Es kommt aber darauf an, sich jetzt aufzustellen – und nicht, wenn es zu spät ist. Das heißt, es müssen lokale Zusammenschlüsse entstehen – von denen, die zu den ersten Betroffenen der reaktionären Rückschritte gehören. Arbeit wird prekarisiert, prekarisierte Arbeit wird überwiegend von Migrant:innen geleistet, viele dieser Migrant:innen sind Frauen. Das Solidarity Network in Dachau soll genau in diese Kerbe schlagen, eine Brücke von den Arbeits- und Wohnverhältnissen zur eigenen Stellung in der Gesellschaft bauen – und zeigen, dass man auf der Basis gegenseitiger Hilfe der Betroffenen selbst Trennlinien überwinden kann. Das Netzwerk berichtet von eingetriebenem Lohn, Kartentausch mit Geflüchteten und einer wöchentlichen Küche für alle als Anlaufpunkt.

Voll einbezogen in Entscheidungen zu sein und komplett selbst über den Fortgang von Auseinandersetzungen zu bestimmen, gehört zum Grundsatz, den diese Kundgebung über den 1. Mai hinaus vermitteln möchte. Ebenso verhält es sich mit der Tatsache, dass Patriarchat und Kapitalismus einander bedingen. Ohne unbezahlte Care-Arbeit – das Versorgen von Kindern, Angehörigen und die vorgegebene Rollenverteilung – wäre dieses System auch ohne ökonomische Krise nicht aufrechtzuerhalten. Das wurde im zentralen Beitrag des (Queer-)Feministischen Streiks deutlich dargelegt.

Ergänzend zu den Beiträgen aus der Lohnarbeit im sozialen Bereich darf die klassische Produktion nicht vergessen werden. Es wurde ein Grußwort eines Arbeiters bei VW verlesen, der betonte, dass man statt über Gewerkschaftsführungen zu klagen, die uns wieder und immer wieder beschwichtigen, dass bei den letzten Tarifverhandlungen halt einfach nicht mehr drin war, unser Repertoire erweitern und mit gewissen Spielregeln brechen muss. Dass wir uns eigene Regeln aufstellen und den Bossen diese de facto aufzwingen. Und dass man einen globalen Kapitalismus nur international bekämpfen kann, um die Kontrolle über die Mittel zur Produktion und Verteilung zu erlangen.
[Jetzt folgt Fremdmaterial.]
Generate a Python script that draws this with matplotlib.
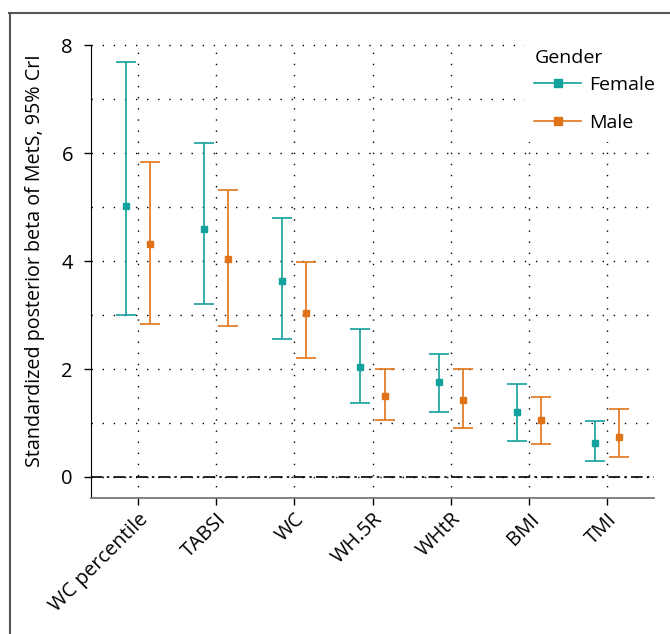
import matplotlib
matplotlib.use('Agg')
import matplotlib.pyplot as plt
import numpy as np
from matplotlib.lines import Line2D

plt.rcParams['font.family'] = ['Open Sans', 'DejaVu Sans']

indices = ['WC percentile', 'TABSI', 'WC', 'WH.5R', 'WHtR', 'BMI', 'TMI']

female_est = [5.02, 4.59, 3.63, 2.04, 1.76, 1.20, 0.63]
female_low = [3.00, 3.20, 2.56, 1.37, 1.20, 0.67, 0.30]
female_high = [7.69, 6.19, 4.80, 2.74, 2.28, 1.73, 1.04]

male_est = [4.31, 4.04, 3.04, 1.50, 1.43, 1.05, 0.74]
male_low = [2.83, 2.80, 2.20, 1.06, 0.91, 0.61, 0.37]
male_high = [5.83, 5.31, 3.98, 2.00, 2.00, 1.48, 1.26]

teal = '#12A19C'
orange = '#E07318'

fig = plt.figure(figsize=(6.7, 6.34), dpi=100)
ax = fig.add_axes([91/670, 1-497.5/634, (654-91)/670, (497.5-42.5)/634])

x = np.arange(1, len(indices)+1)
dodge = 0.155

def draw(xpos, est, low, high, color, label):
	est = np.array(est)
	yerr = [est - np.array(low), np.array(high) - est]
	ax.errorbar(xpos, est, yerr=yerr, fmt='s', color=color, ecolor=color,
		markersize=5, capsize=7.5, capthick=1.2, elinewidth=1.2, label=label, zorder=3)

draw(x - dodge, female_est, female_low, female_high, teal, 'Female')
draw(x + dodge, male_est, male_low, male_high, orange, 'Male')

ax.axhline(0, color='black', lw=1.2, linestyle=(0, (7, 2.5, 1.5, 2.5)), zorder=2)

ax.set_xlim(0.4, 7.6)
ax.set_ylim(-0.38, 8.05)
ax.set_xticks(x)
ax.set_xticklabels(indices, rotation=45, ha='right', rotation_mode='anchor', fontsize=14.5)
ax.set_yticks([0, 2, 4, 6, 8])
ax.set_yticks([1, 3, 5, 7], minor=True)
ax.tick_params(axis='y', which='minor', length=0)
ax.tick_params(axis='both', which='major', labelsize=14.5, length=5, width=1)
ax.tick_params(axis='y', pad=8)
ax.grid(True, which='both', color='black', linestyle=(0, (1, 7)), lw=1.0, zorder=1)
ax.set_axisbelow(True)

ax.spines['top'].set_visible(False)
ax.spines['right'].set_visible(False)
ax.spines['left'].set_color('black')
ax.spines['left'].set_bounds(-0.38, 8.0)
ax.spines['bottom'].set_color('#777777')
ax.spines['bottom'].set_linewidth(1.3)

ax.set_ylabel('Standardized posterior beta of MetS, 95% CrI', fontsize=14.2)
ax.yaxis.set_label_coords(-0.082, 0.52)

handles = [Line2D([0], [0], color=teal, marker='s', markersize=6, lw=1.2),
	Line2D([0], [0], color=orange, marker='s', markersize=6, lw=1.2, alpha=1)]
leg = fig.legend(handles, ['Female', 'Male'], title='Gender', loc='upper left',
	bbox_to_anchor=(515/670, 1-30/634), frameon=True, framealpha=1, edgecolor='none',
	facecolor='white', fontsize=14, title_fontsize=14, handlelength=2.4,
	handletextpad=0.4, borderpad=0.5, labelspacing=1.05)
leg._legend_box.align = 'left'
leg._legend_box.sep = 6

# outer frame
fig.add_artist(Line2D([9.5/670, 9.5/670], [0, 1-12.5/634], transform=fig.transFigure, color='#555555', lw=1.5))
fig.add_artist(Line2D([9/670, 1], [1-12.5/634, 1-12.5/634], transform=fig.transFigure, color='#555555', lw=1.5))

fig.savefig('out.png', dpi=100)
Sehr erfreulich war, dass noch mehr als bisher Passant:innen jeglichen Alters stehen blieben, der Kundgebung längere Zeit zuhörten und den Beiträgen applaudierten. Auch der Kollege eines Dienstleisters der Stadt München darf hier erwähnt werden, der mit einem Fahrzeug die Blumen am Weißenburger Platz gießen sollte. Er machte für die Zeit der Versammlung eine solidarische Pause und bekundete seine Sympathie mit erhobenem Daumen.
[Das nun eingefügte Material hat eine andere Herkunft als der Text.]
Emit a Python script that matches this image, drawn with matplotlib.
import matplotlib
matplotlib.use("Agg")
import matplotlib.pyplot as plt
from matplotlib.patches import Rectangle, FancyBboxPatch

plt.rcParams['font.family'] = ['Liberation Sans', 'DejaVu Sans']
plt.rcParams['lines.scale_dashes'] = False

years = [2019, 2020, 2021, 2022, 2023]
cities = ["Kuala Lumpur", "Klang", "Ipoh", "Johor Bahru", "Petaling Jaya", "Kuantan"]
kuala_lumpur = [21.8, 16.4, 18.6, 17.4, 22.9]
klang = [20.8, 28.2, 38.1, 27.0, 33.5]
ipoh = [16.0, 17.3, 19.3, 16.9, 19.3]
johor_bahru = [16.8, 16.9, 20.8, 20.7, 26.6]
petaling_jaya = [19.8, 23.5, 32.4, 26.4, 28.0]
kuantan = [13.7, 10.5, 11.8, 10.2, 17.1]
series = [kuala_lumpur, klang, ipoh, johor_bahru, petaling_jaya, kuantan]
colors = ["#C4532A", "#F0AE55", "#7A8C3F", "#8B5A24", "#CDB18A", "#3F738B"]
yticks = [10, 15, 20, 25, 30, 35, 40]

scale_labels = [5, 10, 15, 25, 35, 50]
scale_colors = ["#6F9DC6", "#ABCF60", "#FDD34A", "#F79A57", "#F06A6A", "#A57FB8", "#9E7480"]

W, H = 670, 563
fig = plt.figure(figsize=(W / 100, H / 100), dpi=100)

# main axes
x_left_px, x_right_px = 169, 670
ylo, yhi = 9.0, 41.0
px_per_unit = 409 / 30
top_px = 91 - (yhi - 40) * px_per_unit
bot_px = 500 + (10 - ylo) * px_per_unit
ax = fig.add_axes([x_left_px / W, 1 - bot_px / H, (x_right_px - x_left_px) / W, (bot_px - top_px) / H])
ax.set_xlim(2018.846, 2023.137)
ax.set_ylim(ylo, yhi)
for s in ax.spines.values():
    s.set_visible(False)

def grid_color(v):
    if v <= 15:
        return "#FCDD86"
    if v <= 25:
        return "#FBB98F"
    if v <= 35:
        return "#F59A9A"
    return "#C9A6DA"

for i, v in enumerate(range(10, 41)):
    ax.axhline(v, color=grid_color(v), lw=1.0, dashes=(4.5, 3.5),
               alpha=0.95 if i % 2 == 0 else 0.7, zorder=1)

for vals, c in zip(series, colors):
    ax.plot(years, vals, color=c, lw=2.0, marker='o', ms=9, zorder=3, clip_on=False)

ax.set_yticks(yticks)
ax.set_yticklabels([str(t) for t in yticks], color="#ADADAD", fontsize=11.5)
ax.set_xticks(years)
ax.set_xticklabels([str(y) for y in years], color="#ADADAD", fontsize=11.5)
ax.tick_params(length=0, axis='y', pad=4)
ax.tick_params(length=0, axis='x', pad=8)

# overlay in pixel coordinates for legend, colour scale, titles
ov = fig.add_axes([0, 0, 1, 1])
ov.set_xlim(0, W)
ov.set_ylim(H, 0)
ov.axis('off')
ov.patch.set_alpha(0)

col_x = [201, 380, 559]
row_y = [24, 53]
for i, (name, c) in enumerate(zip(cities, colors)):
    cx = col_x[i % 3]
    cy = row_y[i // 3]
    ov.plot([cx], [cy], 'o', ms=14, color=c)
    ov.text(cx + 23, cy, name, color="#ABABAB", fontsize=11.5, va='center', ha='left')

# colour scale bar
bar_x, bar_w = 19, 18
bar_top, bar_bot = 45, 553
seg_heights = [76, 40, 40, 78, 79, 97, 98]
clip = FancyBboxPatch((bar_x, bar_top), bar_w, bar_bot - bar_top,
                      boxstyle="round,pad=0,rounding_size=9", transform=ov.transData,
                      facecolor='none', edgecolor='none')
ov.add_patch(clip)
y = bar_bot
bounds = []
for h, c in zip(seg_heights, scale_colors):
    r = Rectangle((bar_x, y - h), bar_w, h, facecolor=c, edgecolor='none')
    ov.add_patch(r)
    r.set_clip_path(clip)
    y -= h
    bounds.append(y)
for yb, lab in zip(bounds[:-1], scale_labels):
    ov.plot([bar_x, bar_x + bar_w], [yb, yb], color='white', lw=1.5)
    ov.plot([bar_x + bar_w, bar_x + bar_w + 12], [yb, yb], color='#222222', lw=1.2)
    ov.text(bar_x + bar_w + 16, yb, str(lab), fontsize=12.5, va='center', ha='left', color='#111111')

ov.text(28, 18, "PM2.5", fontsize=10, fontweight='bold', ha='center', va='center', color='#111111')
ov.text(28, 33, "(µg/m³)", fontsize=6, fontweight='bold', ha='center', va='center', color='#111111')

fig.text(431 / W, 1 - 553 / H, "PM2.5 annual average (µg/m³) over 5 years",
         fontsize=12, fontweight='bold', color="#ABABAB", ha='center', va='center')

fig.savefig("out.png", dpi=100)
Wir müssen zusammenkommen. Es ist notwendig, eine Sprache zu sprechen, die unsere Kolleg:innen und Nachbar:innen nur allzu gut verstehen. Wir können nicht auf Reformen oder eine radikale Führung vertrauen – wir müssen uns selbst helfen.

Solidarisch, selbstorganisiert, unnachgiebig. Beginnen wir damit jetzt!